### Work to be completed
Restate the full listing word for word and leave the pictures out.

★ ★ ★

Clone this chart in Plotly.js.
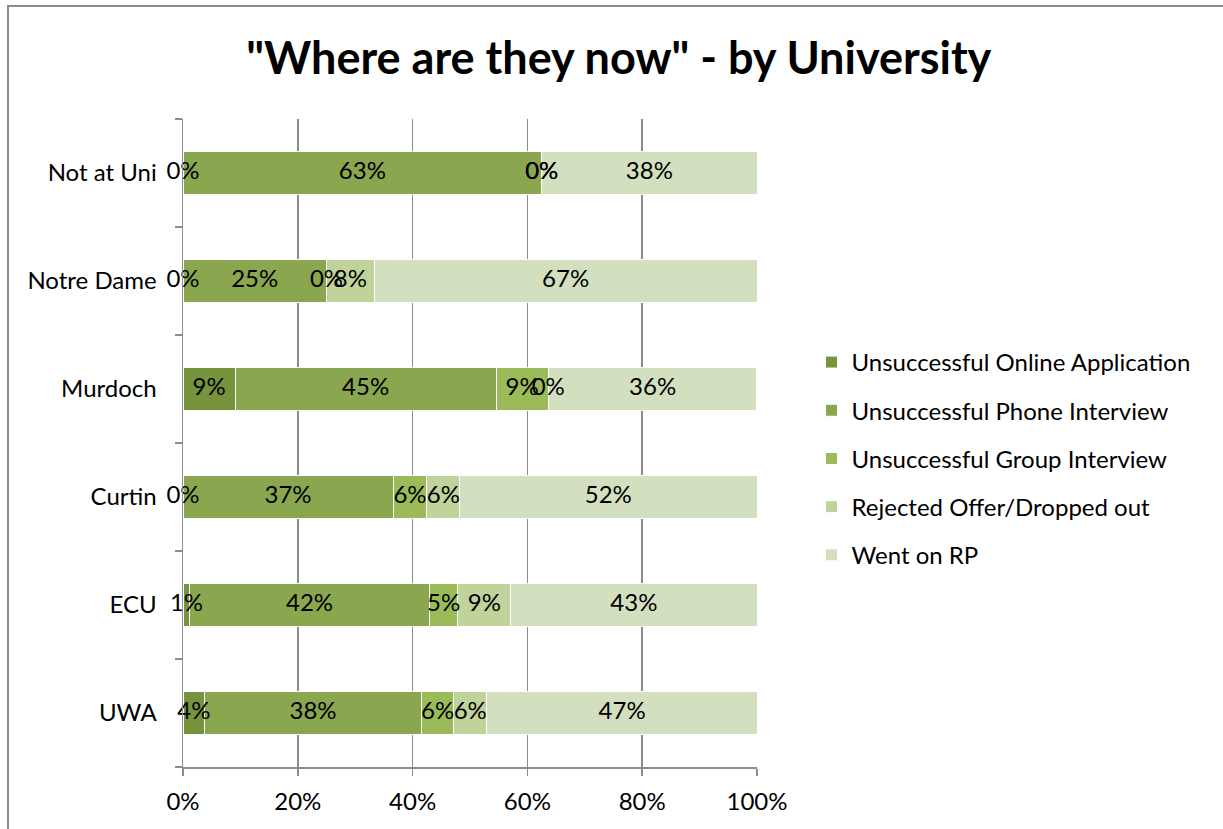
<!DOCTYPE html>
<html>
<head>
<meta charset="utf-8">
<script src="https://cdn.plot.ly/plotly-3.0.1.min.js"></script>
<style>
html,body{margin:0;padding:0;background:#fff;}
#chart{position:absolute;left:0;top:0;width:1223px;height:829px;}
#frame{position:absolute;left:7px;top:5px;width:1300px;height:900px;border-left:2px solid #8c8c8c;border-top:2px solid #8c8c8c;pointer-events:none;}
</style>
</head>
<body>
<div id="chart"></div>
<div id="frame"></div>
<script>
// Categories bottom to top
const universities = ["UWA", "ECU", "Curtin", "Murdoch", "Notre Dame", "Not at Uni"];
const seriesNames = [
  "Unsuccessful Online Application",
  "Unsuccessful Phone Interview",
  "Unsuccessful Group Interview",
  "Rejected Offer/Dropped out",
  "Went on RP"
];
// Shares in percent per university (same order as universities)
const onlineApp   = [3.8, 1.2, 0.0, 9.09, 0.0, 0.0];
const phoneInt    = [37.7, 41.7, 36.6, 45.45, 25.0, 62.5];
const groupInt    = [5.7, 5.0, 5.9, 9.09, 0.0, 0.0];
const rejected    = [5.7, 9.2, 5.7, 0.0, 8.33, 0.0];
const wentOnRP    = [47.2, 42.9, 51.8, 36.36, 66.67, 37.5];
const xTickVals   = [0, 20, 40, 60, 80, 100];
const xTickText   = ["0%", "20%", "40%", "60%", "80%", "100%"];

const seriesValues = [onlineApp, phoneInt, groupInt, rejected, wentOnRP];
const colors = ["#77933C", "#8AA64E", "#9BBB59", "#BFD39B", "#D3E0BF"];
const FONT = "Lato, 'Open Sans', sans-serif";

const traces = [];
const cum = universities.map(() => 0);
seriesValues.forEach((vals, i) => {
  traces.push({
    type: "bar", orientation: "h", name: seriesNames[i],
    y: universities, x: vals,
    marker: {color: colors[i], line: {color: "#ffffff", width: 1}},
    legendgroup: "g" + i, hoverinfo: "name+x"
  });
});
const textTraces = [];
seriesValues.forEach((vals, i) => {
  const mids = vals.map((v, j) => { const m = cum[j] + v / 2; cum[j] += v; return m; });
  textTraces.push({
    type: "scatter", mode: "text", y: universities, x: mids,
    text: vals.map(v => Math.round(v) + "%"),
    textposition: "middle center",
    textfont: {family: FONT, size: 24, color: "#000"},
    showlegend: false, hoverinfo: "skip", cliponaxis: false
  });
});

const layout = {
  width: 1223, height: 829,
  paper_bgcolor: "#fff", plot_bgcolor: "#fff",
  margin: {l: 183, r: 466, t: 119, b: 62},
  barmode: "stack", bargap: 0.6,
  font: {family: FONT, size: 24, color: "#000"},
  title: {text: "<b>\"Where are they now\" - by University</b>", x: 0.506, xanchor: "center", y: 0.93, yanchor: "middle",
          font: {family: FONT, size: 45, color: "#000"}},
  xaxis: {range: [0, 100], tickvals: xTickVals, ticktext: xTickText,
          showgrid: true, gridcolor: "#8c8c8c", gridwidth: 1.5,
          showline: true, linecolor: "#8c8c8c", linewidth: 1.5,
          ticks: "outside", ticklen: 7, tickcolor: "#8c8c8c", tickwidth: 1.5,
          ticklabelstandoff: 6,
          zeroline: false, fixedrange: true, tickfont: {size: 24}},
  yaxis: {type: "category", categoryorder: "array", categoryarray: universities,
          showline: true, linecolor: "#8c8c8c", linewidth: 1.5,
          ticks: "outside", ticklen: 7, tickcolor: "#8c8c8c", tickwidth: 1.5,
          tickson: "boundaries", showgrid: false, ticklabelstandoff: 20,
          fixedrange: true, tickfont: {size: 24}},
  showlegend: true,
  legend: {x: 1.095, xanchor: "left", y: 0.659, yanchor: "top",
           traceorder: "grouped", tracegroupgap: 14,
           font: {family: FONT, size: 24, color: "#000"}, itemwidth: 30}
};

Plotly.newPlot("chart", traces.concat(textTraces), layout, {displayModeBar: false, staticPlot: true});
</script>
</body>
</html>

★ ★ ★

### Result of the exercise
Clone this chart in Plotly.js.
<!DOCTYPE html>
<html>
<head>
<meta charset="utf-8">
<script src="https://cdn.plot.ly/plotly-3.0.1.min.js"></script>
<style>
html,body{margin:0;padding:0;background:#fff;}
#chart{position:absolute;left:0;top:0;width:1223px;height:829px;}
#frame{position:absolute;left:7px;top:5px;width:1300px;height:900px;border-left:2px solid #8c8c8c;border-top:2px solid #8c8c8c;pointer-events:none;}
</style>
</head>
<body>
<div id="chart"></div>
<div id="frame"></div>
<script>
// Categories bottom to top
const universities = ["UWA", "ECU", "Curtin", "Murdoch", "Notre Dame", "Not at Uni"];
const seriesNames = [
  "Unsuccessful Online Application",
  "Unsuccessful Phone Interview",
  "Unsuccessful Group Interview",
  "Rejected Offer/Dropped out",
  "Went on RP"
];
// Shares in percent per university (same order as universities)
const onlineApp   = [3.8, 1.2, 0.0, 9.09, 0.0, 0.0];
const phoneInt    = [37.7, 41.7, 36.6, 45.45, 25.0, 62.5];
const groupInt    = [5.7, 5.0, 5.9, 9.09, 0.0, 0.0];
const rejected    = [5.7, 9.2, 5.7, 0.0, 8.33, 0.0];
const wentOnRP    = [47.2, 42.9, 51.8, 36.36, 66.67, 37.5];
const xTickVals   = [0, 20, 40, 60, 80, 100];
const xTickText   = ["0%", "20%", "40%", "60%", "80%", "100%"];

const seriesValues = [onlineApp, phoneInt, groupInt, rejected, wentOnRP];
const colors = ["#77933C", "#8AA64E", "#9BBB59", "#BFD39B", "#D3E0BF"];
const FONT = "Lato, 'Open Sans', sans-serif";

const traces = [];
const cum = universities.map(() => 0);
seriesValues.forEach((vals, i) => {
  traces.push({
    type: "bar", orientation: "h", name: seriesNames[i],
    y: universities, x: vals,
    marker: {color: colors[i], line: {color: "#ffffff", width: 1}},
    legendgroup: "g" + i, hoverinfo: "name+x"
  });
});
const textTraces = [];
seriesValues.forEach((vals, i) => {
  const mids = vals.map((v, j) => { const m = cum[j] + v / 2; cum[j] += v; return m; });
  textTraces.push({
    type: "scatter", mode: "text", y: universities, x: mids,
    text: vals.map(v => Math.round(v) + "%"),
    textposition: "middle center",
    textfont: {family: FONT, size: 24, color: "#000"},
    showlegend: false, hoverinfo: "skip", cliponaxis: false
  });
});

const layout = {
  width: 1223, height: 829,
  paper_bgcolor: "#fff", plot_bgcolor: "#fff",
  margin: {l: 183, r: 466, t: 119, b: 62},
  barmode: "stack", bargap: 0.6,
  font: {family: FONT, size: 24, color: "#000"},
  title: {text: "<b>\"Where are they now\" - by University</b>", x: 0.506, xanchor: "center", y: 0.93, yanchor: "middle",
          font: {family: FONT, size: 45, color: "#000"}},
  xaxis: {range: [0, 100], tickvals: xTickVals, ticktext: xTickText,
          showgrid: true, gridcolor: "#8c8c8c", gridwidth: 1.5,
          showline: true, linecolor: "#8c8c8c", linewidth: 1.5,
          ticks: "outside", ticklen: 7, tickcolor: "#8c8c8c", tickwidth: 1.5,
          ticklabelstandoff: 6,
          zeroline: false, fixedrange: true, tickfont: {size: 24}},
  yaxis: {type: "category", categoryorder: "array", categoryarray: universities,
          showline: true, linecolor: "#8c8c8c", linewidth: 1.5,
          ticks: "outside", ticklen: 7, tickcolor: "#8c8c8c", tickwidth: 1.5,
          tickson: "boundaries", showgrid: false, ticklabelstandoff: 20,
          fixedrange: true, tickfont: {size: 24}},
  showlegend: true,
  legend: {x: 1.095, xanchor: "left", y: 0.659, yanchor: "top",
           traceorder: "grouped", tracegroupgap: 14,
           font: {family: FONT, size: 24, color: "#000"}, itemwidth: 30}
};

Plotly.newPlot("chart", traces.concat(textTraces), layout, {displayModeBar: false, staticPlot: true});
</script>
</body>
</html>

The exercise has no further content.